Capt. James McHugh, Naval Base Ventura County commander, said construction of the 36,000-square-foot museum should be completed by the fall of 2010.
“The museum should open a couple months later,” he said. “It will take a couple months to get it ready inside. We have to move displays from the old museum and get it set up. This new museum is bigger and better, and will allow us to share the Seabee experience and history with the community.”
McHugh said the addition of gardens, a fountain and other design elements will raise the total cost to about $12 million.
The existing Seabee Museum opened in 1947 and is housed in two Quonset huts that lack heating and air conditioning. It displays artifacts, uniforms, weapons and photographs documenting the history of the Seabees, the construction battalions of the Navy.
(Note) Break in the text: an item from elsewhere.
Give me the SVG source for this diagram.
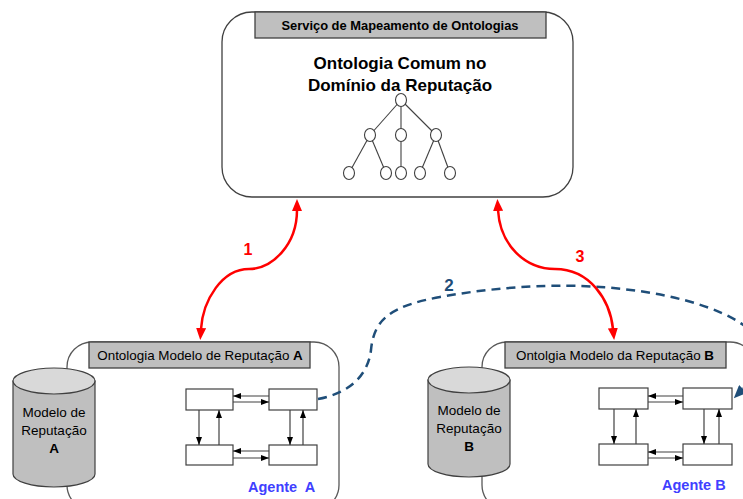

“Because it’s a purpose-built museum, it will tell the Seabee story much more succinctly,” said Lara Godbille, museum director. “There’s a big difference between now and what we will have. It’s much more interactive and immersive, especially for young people who don’t know the difference between World War II and Vietnam.
“And there will be much more outreach to schools. Ideally, every child on the Oxnard Plain will come here to learn the history and significance of Seabee history.”
Godbille said easy public access to the new museum should return attendance to pre-9/11 levels, or about 35,000 visitors annually.
“I think it will go back to pre-9/11, plus another 15,000 for a total of about 50,000 a year,” she said.